Each line below is to be written out in full, exactly as shown.
━━━ DATA SECTION
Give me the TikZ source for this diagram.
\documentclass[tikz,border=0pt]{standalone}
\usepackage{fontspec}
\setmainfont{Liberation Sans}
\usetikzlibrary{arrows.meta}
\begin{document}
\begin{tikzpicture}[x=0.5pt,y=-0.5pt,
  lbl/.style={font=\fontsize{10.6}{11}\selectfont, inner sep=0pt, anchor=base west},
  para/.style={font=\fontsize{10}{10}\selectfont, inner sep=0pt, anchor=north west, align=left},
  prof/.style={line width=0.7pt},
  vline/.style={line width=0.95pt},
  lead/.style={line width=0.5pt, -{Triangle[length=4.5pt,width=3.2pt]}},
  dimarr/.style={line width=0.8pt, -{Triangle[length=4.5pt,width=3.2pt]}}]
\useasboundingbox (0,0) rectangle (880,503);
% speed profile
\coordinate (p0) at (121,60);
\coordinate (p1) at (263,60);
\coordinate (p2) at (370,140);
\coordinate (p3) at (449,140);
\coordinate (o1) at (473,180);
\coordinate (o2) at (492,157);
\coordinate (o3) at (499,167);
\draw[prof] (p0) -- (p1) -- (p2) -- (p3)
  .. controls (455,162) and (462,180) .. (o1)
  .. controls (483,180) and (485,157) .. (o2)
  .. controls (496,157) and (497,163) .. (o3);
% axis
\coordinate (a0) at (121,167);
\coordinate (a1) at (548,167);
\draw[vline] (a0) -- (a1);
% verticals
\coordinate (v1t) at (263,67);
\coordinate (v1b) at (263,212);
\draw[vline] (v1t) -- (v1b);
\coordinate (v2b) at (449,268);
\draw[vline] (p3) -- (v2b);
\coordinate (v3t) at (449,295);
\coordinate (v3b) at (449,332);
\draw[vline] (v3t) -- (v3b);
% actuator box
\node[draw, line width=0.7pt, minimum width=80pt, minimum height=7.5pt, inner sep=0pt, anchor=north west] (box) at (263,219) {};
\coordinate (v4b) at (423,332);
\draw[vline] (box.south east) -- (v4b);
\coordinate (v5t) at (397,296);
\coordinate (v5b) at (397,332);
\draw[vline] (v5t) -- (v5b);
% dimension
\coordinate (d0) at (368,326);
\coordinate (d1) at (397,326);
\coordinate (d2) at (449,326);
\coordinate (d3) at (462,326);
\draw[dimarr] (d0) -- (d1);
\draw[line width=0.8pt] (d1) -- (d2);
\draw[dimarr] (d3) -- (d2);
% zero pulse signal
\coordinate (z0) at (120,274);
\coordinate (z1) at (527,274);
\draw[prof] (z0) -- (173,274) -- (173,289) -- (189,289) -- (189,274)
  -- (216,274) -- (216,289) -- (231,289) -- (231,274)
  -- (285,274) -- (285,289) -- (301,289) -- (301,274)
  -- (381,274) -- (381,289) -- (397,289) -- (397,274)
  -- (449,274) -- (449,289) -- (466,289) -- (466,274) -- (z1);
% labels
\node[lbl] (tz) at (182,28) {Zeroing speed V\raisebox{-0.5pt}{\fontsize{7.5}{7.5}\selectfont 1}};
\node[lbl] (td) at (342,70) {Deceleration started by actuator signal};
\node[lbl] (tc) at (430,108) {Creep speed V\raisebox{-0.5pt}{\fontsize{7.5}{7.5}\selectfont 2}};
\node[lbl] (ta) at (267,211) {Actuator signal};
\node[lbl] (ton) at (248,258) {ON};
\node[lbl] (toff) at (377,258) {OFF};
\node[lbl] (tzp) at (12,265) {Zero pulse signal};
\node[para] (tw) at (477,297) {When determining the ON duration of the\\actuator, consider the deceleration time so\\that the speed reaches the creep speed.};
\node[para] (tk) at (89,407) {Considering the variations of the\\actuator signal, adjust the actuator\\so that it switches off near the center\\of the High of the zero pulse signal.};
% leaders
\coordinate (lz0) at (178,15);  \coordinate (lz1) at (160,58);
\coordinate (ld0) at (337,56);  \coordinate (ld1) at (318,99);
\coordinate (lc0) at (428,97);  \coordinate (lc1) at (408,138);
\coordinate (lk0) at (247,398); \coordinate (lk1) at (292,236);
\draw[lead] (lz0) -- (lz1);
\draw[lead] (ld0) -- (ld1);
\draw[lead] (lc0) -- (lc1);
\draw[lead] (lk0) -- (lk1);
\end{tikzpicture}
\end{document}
━━━━━━
§ **SOLUTION**
Give me the TikZ source for this diagram.
\documentclass[tikz,border=0pt]{standalone}
\usepackage{fontspec}
\setmainfont{Liberation Sans}
\usetikzlibrary{arrows.meta}
\begin{document}
\begin{tikzpicture}[x=0.5pt,y=-0.5pt,
  lbl/.style={font=\fontsize{10.6}{11}\selectfont, inner sep=0pt, anchor=base west},
  para/.style={font=\fontsize{10}{10}\selectfont, inner sep=0pt, anchor=north west, align=left},
  prof/.style={line width=0.7pt},
  vline/.style={line width=0.95pt},
  lead/.style={line width=0.5pt, -{Triangle[length=4.5pt,width=3.2pt]}},
  dimarr/.style={line width=0.8pt, -{Triangle[length=4.5pt,width=3.2pt]}}]
\useasboundingbox (0,0) rectangle (880,503);
% speed profile
\coordinate (p0) at (121,60);
\coordinate (p1) at (263,60);
\coordinate (p2) at (370,140);
\coordinate (p3) at (449,140);
\coordinate (o1) at (473,180);
\coordinate (o2) at (492,157);
\coordinate (o3) at (499,167);
\draw[prof] (p0) -- (p1) -- (p2) -- (p3)
  .. controls (455,162) and (462,180) .. (o1)
  .. controls (483,180) and (485,157) .. (o2)
  .. controls (496,157) and (497,163) .. (o3);
% axis
\coordinate (a0) at (121,167);
\coordinate (a1) at (548,167);
\draw[vline] (a0) -- (a1);
% verticals
\coordinate (v1t) at (263,67);
\coordinate (v1b) at (263,212);
\draw[vline] (v1t) -- (v1b);
\coordinate (v2b) at (449,268);
\draw[vline] (p3) -- (v2b);
\coordinate (v3t) at (449,295);
\coordinate (v3b) at (449,332);
\draw[vline] (v3t) -- (v3b);
% actuator box
\node[draw, line width=0.7pt, minimum width=80pt, minimum height=7.5pt, inner sep=0pt, anchor=north west] (box) at (263,219) {};
\coordinate (v4b) at (423,332);
\draw[vline] (box.south east) -- (v4b);
\coordinate (v5t) at (397,296);
\coordinate (v5b) at (397,332);
\draw[vline] (v5t) -- (v5b);
% dimension
\coordinate (d0) at (368,326);
\coordinate (d1) at (397,326);
\coordinate (d2) at (449,326);
\coordinate (d3) at (462,326);
\draw[dimarr] (d0) -- (d1);
\draw[line width=0.8pt] (d1) -- (d2);
\draw[dimarr] (d3) -- (d2);
% zero pulse signal
\coordinate (z0) at (120,274);
\coordinate (z1) at (527,274);
\draw[prof] (z0) -- (173,274) -- (173,289) -- (189,289) -- (189,274)
  -- (216,274) -- (216,289) -- (231,289) -- (231,274)
  -- (285,274) -- (285,289) -- (301,289) -- (301,274)
  -- (381,274) -- (381,289) -- (397,289) -- (397,274)
  -- (449,274) -- (449,289) -- (466,289) -- (466,274) -- (z1);
% labels
\node[lbl] (tz) at (182,28) {Zeroing speed V\raisebox{-0.5pt}{\fontsize{7.5}{7.5}\selectfont 1}};
\node[lbl] (td) at (342,70) {Deceleration started by actuator signal};
\node[lbl] (tc) at (430,108) {Creep speed V\raisebox{-0.5pt}{\fontsize{7.5}{7.5}\selectfont 2}};
\node[lbl] (ta) at (267,211) {Actuator signal};
\node[lbl] (ton) at (248,258) {ON};
\node[lbl] (toff) at (377,258) {OFF};
\node[lbl] (tzp) at (12,265) {Zero pulse signal};
\node[para] (tw) at (477,297) {When determining the ON duration of the\\actuator, consider the deceleration time so\\that the speed reaches the creep speed.};
\node[para] (tk) at (89,407) {Considering the variations of the\\actuator signal, adjust the actuator\\so that it switches off near the center\\of the High of the zero pulse signal.};
% leaders
\coordinate (lz0) at (178,15);  \coordinate (lz1) at (160,58);
\coordinate (ld0) at (337,56);  \coordinate (ld1) at (318,99);
\coordinate (lc0) at (428,97);  \coordinate (lc1) at (408,138);
\coordinate (lk0) at (247,398); \coordinate (lk1) at (292,236);
\draw[lead] (lz0) -- (lz1);
\draw[lead] (ld0) -- (ld1);
\draw[lead] (lc0) -- (lc1);
\draw[lead] (lk0) -- (lk1);
\end{tikzpicture}
\end{document}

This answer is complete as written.